I may grab the sample off B&N.
Not only did that trope remind me of a hated SPN fic one, but her Trickster was very much like Gabriel to me. More than any other trickster I can recall reading/seeing recently. Which worked both for and against the book.
I am finally reading Cold Kiss, and I cannot get The Hush Sound song with that lyric out of my head!
And, I finished reading Cold Kiss. It was so good! I want to know more about the family now. (very late) Yay Amy!
Aw, yay, Sophia! And you will, in the next book!
Isn't that lyric perfect, though? First time I heard it, I thought, "Ooh, that's it, that's the song."
I've been re-reading
The Pliocene Exile Saga
by Julian May, and I really love it. I am a huge fan of her
Galactic Milieu Trilogy
(well, really Pentology), which is set in the same universe, as well. I think that a lot of you might enjoy the books - they are epic science fiction, with the central SF concept concerned with what the book calls meta-functions; telepathy, telekinesis, etc. I think she writes great characters (most of whom are decidedly NOT in the normal range of human psychology), and her stories are really quite grand in scope. The science isn't based on anything remotely realistic, as far as I know, but it still feels like hard SF, in that everything is internally consistent and logically thought out; this isn't The Force.
I read a series once I really enjoyed I considered "hard science" even though it was set in an alternate universe where alchemy worked, and it was the future of that universe with starships and supercities and what have all based on alchemical principles. Because it was done consistently and not treated as magic.
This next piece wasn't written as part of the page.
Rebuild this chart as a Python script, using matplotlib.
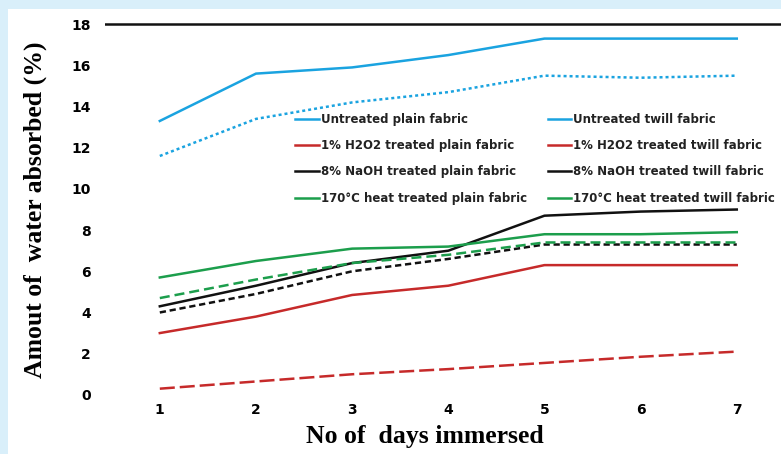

Because it was done consistently and not treated as magic
Where is it done inconsistently?
I just got into a way tl/dr; discussion with a guy who's insisting that magic is usually presented as something unknowable in fantasy, but I'm pretty sure that Gandalf understands his spells better than I understand my car. We don't get it, and the mundanes in the fantasy world don't get it, but wasn't a big point of HP watching him achieve a measure of expertise along with everything else as he grew up? And magic was treated as a repeatable predictable system as long as you knew what you were doing and had the requisite inborn talent?
(Which isn't an argument with you, TB, just a question raised from discussion elsewhere)
I just got into a way tl/dr; discussion with a guy who's insisting that magic is usually presented as something unknowable in fantasy
Not in books where the wizards/witches/sorcerors are protagonists.
In Wizard of Earthsea the magic is all about learning the true name/nature of things.
"consistently" is probably the wrong word. There is a difference between how Gandalf does magic and the way engineers do engineering. Or maybe not, but there is a difference in how they are presented. Le Guins world is closer, but the feel is still different. I suspect ultimately it is a styleistic difference - "hard science" fiction is a writing style. Heinlein's "Magic Incorporated" is IMO hard science fiction. Earthsea stylistically isn't. That explains Harry Potter - magic is very close to science in the way it works,but styleistically no. Also I will add that in all three examples inborn ability plays a huge role. Not just anyone can do magic in Rowlings world, or in Earthsea. Middle Earth - well talent certainly helps and I get the feeling that if you don't have inborn ability the only magic you will do is with magical artifacts. Not inherent, but very common in fantasy. Whereas in hard science fiction, talent matters, but most people can do at least mediocre science if they are willing to put in the work. Very common in fantasy for this not to be the case - again not universal.
I'd agree that it's a style thing. A lot of hard science fiction that has been written based on scientific theory has since been proved impossible or extremely unlikely - works that postulated life on Venus, or it's ripeness for colonization, for example, before we sent probes there and really understood the ridiculous effect of it's greenhouse gases. It's still hard science fiction - it's written in such a way that you can easily believe the universe contained could follow from certain axioms, whether those axioms are actually complete or not. And it takes those axioms very seriously, and treats them with the same level of logic scientists treat current theories and axioms. Harry Potter doesn't take itself that seriously, and the flaws in its magical system (if treated as science) are many, and obvious.
I don't necessarily agree that inborn talent vs. practice has much to do with it - again, the metapsychic abilities of the Julian May series I was discussing are essentially magic, and the characters that fill the books wizards, but the magic is treated with a scientific eye, an extension of normal human abilities. There is no (or, rather, little) treatment of it as spiritual.
I think to be hard science fiction, the work has to explore its conceits, or at least make it clear that it could be, and is, explored in the universe of the book. If Tolkien had gone that route with The Lord of the Rings' wizards, he would have written very different books, but they could have been set in the same universe. And they would have been, I think, hard science fiction.